Le CHU, qui compte 900 médecins, ne souhaite pas indiquer précisément le nombre de départs. Mais, selon la direction, plusieurs services seraient particulièrement touchés, dont la médecine polyvalente, la chirurgie cardiaque et l'anesthésie-réanimation. Pour combler ces déficits, quatre médecins polyvalents sont arrivés le week-end dernier à Fort-de-France en réponse à « des demandes à la cellule nationale de crise », indique Mme De Wilde.
Réserve sanitaire
À ces praticiens s'ajoutent ceux de la réserve sanitaire, qui continue d'apporter son soutien au CHU avec 60 soignants dont quatre médecins arrivés samedi pour une mission de quinze jours. La situation sanitaire a cristallisé les tensions sociales déjà présentes sur cette île, frappée par une quatrième vague meurtrière de Covid-19 avec plus de 700 décès à l'hôpital.
« On a eu affaire à un drame sanitaire épouvantable, et il a été beaucoup plus violent qu'ailleurs, notamment en raison de la résistance vaccinale », estime le Pr François Roques, président de la Commission médicale d'établissement (CME) du CHU de Martinique, interrogé par l'AFP. Ce refus de la vaccination sur le territoire - seuls 44,5 % de sa population possède un schéma vaccinal complet - a également provoqué des décompensations de maladies chroniques au cours de la cinquième vague de l'épidémie.
Selon le Pr André Cabié, chef du service des maladies infectieuses au CHU, cette situation est identique à celle observée en 2014 pendant l'épidémie de virus chikungunya, où beaucoup de personnes décompensaient leur diabète, leur insuffisance respiratoire ou encore leur insuffisance rénale.
Tension hospitalière
L'administration provisoire indique subir une tension hospitalière en raison des patients non-Covid qui reviennent à l'hôpital. Aujourd'hui, le CHU a pu rouvrir ses 18 blocs opératoires. Mais le départ de certains chirurgiens inquiète les patients. « C'est très critique », confie le représentant des usagers du CHU, Laurent Milia, qui craint « une médecine de riche et une médecine de pauvre » : « si le CHUM ne peut pas faire les opérations, alors les patients qui ont l'opportunité iront à la clinique ou prendront un billet d'avion ».
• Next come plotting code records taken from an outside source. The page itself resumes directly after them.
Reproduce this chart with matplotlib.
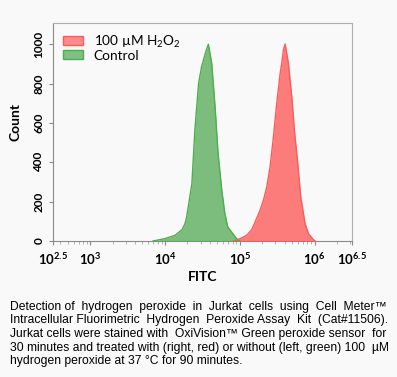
import numpy as np
import matplotlib
matplotlib.use('Agg')
import matplotlib.pyplot as plt
from matplotlib.patches import Patch
from matplotlib.ticker import FixedLocator, LogLocator, NullFormatter

# histogram outlines: log10(FITC) vs count
green_log_fitc = [3.84, 4.00, 4.135, 4.23, 4.27, 4.29, 4.36, 4.40, 4.45, 4.49,
                  4.54, 4.58, 4.625, 4.67, 4.71, 4.76, 4.80, 4.84, 4.89, 4.94, 4.98, 5.00]
green_count = [0, 12, 29, 58, 90, 122, 290, 563, 801, 886,
               954, 1000, 903, 682, 445, 258, 141, 71, 46, 20, 3, 0]

red_log_fitc = [4.915, 5.004, 5.093, 5.160, 5.205, 5.271, 5.316, 5.361, 5.405, 5.450,
                5.494, 5.54, 5.561, 5.583, 5.606, 5.650, 5.695, 5.730, 5.775, 5.815,
                5.873, 5.918, 5.984, 6.007]
red_count = [0, 12, 29, 58, 97, 156, 207, 275, 377, 529,
             699, 852, 903, 970, 1001, 903, 733, 563, 394, 224,
             88, 37, 7, 0]

x_tick_exps = ['2.5', '3', '4', '5', '6', '6.5']
y_ticks = [0, 200, 400, 600, 800, 1000]
series_labels = ['100 µM H$_2$O$_2$', 'Control']

caption_lines = [
    'Detection of hydrogen peroxide in Jurkat cells using Cell Meter\u2122',
    'Intracellular Fluorimetric Hydrogen Peroxide Assay Kit (Cat#11506).',
    'Jurkat cells were stained with OxiVision\u2122 Green peroxide sensor for',
    '30 minutes and treated with (right, red) or without (left, green) 100 µM',
    'hydrogen peroxide at 37 °C for 90 minutes.',
]

plt.rcParams['font.family'] = ['Lato', 'DejaVu Sans']
plt.rcParams['mathtext.fontset'] = 'custom'
plt.rcParams['mathtext.rm'] = 'Lato'
plt.rcParams['mathtext.bf'] = 'Lato:bold'
plt.rcParams['mathtext.it'] = 'Lato:italic'

bg = '#f9f9f9'
W, H = 397, 377
fig = plt.figure(figsize=(W / 100, H / 100), dpi=100, facecolor=bg)
ax = fig.add_axes([52.7 / W, 1 - 241 / H, (352 - 52.7) / W, (241 - 23.3) / H])
ax.set_facecolor(bg)

gx = 10 ** np.array(green_log_fitc)
rx = 10 ** np.array(red_log_fitc)
ax.fill_between(gx, green_count, color='#008000', alpha=0.5, lw=0)
ax.plot(gx, green_count, color='#4cae4c', lw=1)
ax.fill_between(rx, red_count, color='#ff0000', alpha=0.5, lw=0)
ax.plot(rx, red_count, color='#ff5a5a', lw=1)

ax.set_xscale('log')
ax.set_xlim(10 ** 2.5, 10 ** 6.5)
ax.set_ylim(0, 1106)

ax.xaxis.set_major_locator(FixedLocator([10 ** float(e) for e in x_tick_exps]))
ax.set_xticklabels([r'$\mathbf{10^{%s}}$' % e for e in x_tick_exps], fontsize=9.5)
ax.xaxis.set_minor_locator(LogLocator(base=10, subs=np.arange(2, 10)))
ax.xaxis.set_minor_formatter(NullFormatter())
ax.set_yticks(y_ticks)
ax.set_yticklabels([str(v) for v in y_ticks], rotation=90, va='center',
                   fontsize=8.5, fontweight='bold')

ax.tick_params(axis='both', which='major', length=3, width=0.8, color='#888888')
ax.tick_params(axis='y', which='major', pad=3)
ax.tick_params(axis='x', which='major', pad=4)
ax.tick_params(axis='x', which='minor', length=2, width=0.6, color='#aaaaaa')

for side in ['left', 'bottom']:
    ax.spines[side].set_color('#8a8a8a')
for side in ['top', 'right']:
    ax.spines[side].set_color('#b0b0b0')

fig.text(15 / W, 1 - 122 / H, 'Count', rotation=90, ha='center', va='center',
         fontsize=10, fontweight='bold')
fig.text(203 / W, 1 - 277 / H, 'FITC', ha='center', va='center',
         fontsize=10, fontweight='bold')

handles = [Patch(facecolor='#ff8a8a', edgecolor='#ff5a5a'),
           Patch(facecolor='#80c080', edgecolor='#4cae4c')]
ax.legend(handles, series_labels, loc='upper left', frameon=False,
          prop={'size': 9.8}, handlelength=1.45, handleheight=0.65,
          handletextpad=0.8, labelspacing=0.0, borderaxespad=0.35,
          borderpad=0.4)

# caption, justified like the original by padding the gaps with spaces
cap_font = dict(family='Liberation Sans', fontsize=8.7)
left_px, right_px = 10, 388
baselines = [310, 323.5, 337, 350.5, 364]
renderer = fig.canvas.get_renderer()


def text_width(s):
    t = fig.text(0, 0, s, **cap_font)
    w = t.get_window_extent(renderer).width
    t.remove()
    return w


space_w = text_width('a a') - text_width('aa')
for i, line in enumerate(caption_lines):
    words = line.split(' ')
    if i < len(caption_lines) - 1:
        extra = max(0, int(round((right_px - left_px - text_width(line)) / space_w)))
        gaps = len(words) - 1
        # spread the extra spaces evenly over the gaps
        pads = [1 + (k + 1) * extra // gaps - k * extra // gaps for k in range(gaps)]
        line = words[0] + ''.join(' ' * p + w for p, w in zip(pads, words[1:]))
    fig.text(left_px / W, 1 - baselines[i] / H, line, va='baseline', **cap_font)

fig.savefig('out.png', dpi=100, facecolor=bg)
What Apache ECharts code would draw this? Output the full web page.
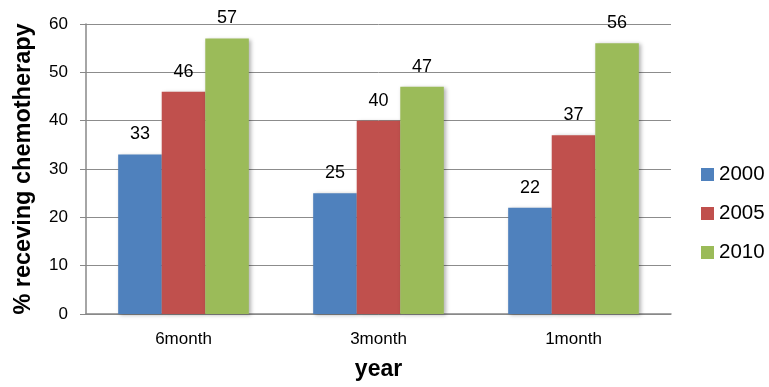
<!DOCTYPE html>
<html><head><meta charset="utf-8">
<script src="https://cdn.jsdelivr.net/npm/echarts@6/dist/echarts.min.js"></script>
<style>html,body{margin:0;padding:0;background:#fff}#c{width:769px;height:387px}</style>
</head><body><div id="c"></div>
<script>
const categories = ['6month', '3month', '1month'];
const seriesNames = ['2000', '2005', '2010'];
const values2000 = [33, 25, 22];
const values2005 = [46, 40, 37];
const values2010 = [57, 47, 56];
const colors = ['#4F81BD', '#C0504D', '#9BBB59'];
const allValues = [values2000, values2005, values2010];

const FONT = 'Liberation Sans, Arial, sans-serif';
const chart = echarts.init(document.getElementById('c'));
chart.setOption({
  animation: false,
  grid: { left: 86, right: 98, top: 24, bottom: 73 },
  legend: {
    orient: 'vertical', left: 701, top: 164, padding: 0, itemWidth: 13, itemHeight: 13, itemGap: 18,
    textStyle: { fontFamily: FONT, fontSize: 20.5, color: '#000' },
    icon: 'rect', data: seriesNames
  },
  xAxis: {
    type: 'category', data: categories,
    name: 'year', nameLocation: 'middle', nameGap: 44,
    nameTextStyle: { fontFamily: FONT, fontSize: 23, fontWeight: 'bold', color: '#000' },
    axisLine: { lineStyle: { color: '#888', width: 1.5 } },
    axisTick: { show: false },
    axisLabel: { fontFamily: FONT, fontSize: 17, color: '#000', margin: 17 }
  },
  yAxis: {
    type: 'value', min: 0, max: 60, interval: 10,
    name: '% receving chemotherapy', nameLocation: 'middle', nameGap: 50,
    nameTextStyle: { fontFamily: FONT, fontSize: 23.5, fontWeight: 'bold', color: '#000' },
    axisLine: { show: true, lineStyle: { color: '#888', width: 1.5 } },
    axisTick: { show: true, inside: false, length: 6, lineStyle: { color: '#888' } },
    splitLine: { lineStyle: { color: '#8c8c8c', width: 1 } },
    axisLabel: { fontFamily: FONT, fontSize: 17, color: '#000', margin: 18 }
  },
  series: seriesNames.map((n, i) => ({
    name: n, type: 'bar', data: allValues[i],
    barGap: '0%', barCategoryGap: '33%',
    itemStyle: { color: colors[i], shadowColor: 'rgba(0,0,0,0.3)', shadowBlur: 4, shadowOffsetX: 2, shadowOffsetY: 1 },
    label: { show: true, position: 'top', distance: 11, fontFamily: FONT, fontSize: 18, color: '#000' }
  }))
});
</script></body></html>
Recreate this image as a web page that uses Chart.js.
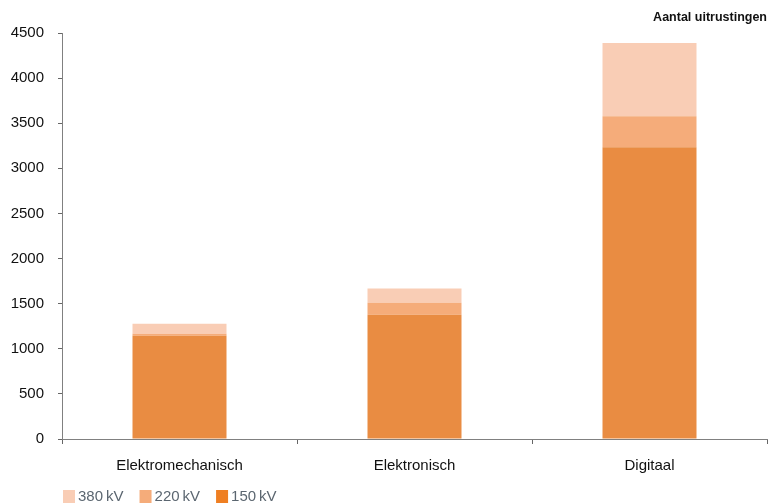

Le CHU fait des efforts pour attirer de nouveaux médecins en améliorant les infrastructures de l'hôpital, en collaboration avec la collectivité territoriale au travers des fonds européens. Une enveloppe de 100 millions d'euros a ainsi été débloquée afin, notamment, de finaliser la construction du prochain institut caribéen d'imagerie nucléaire.
Par ailleurs, l'administration provisoire a mis en place un groupe de travail avec la Collectivité territoriale de Martinique, la préfecture, l'ARS et l'hôpital pour améliorer l'accueil des médecins et des soignants venus de l'extérieur. Une démarche a été initiée auprès du ministère de la Santé afin de réfléchir à un statut des praticiens hospitaliers des Antilles, précise le Pr Roques à l'AFP.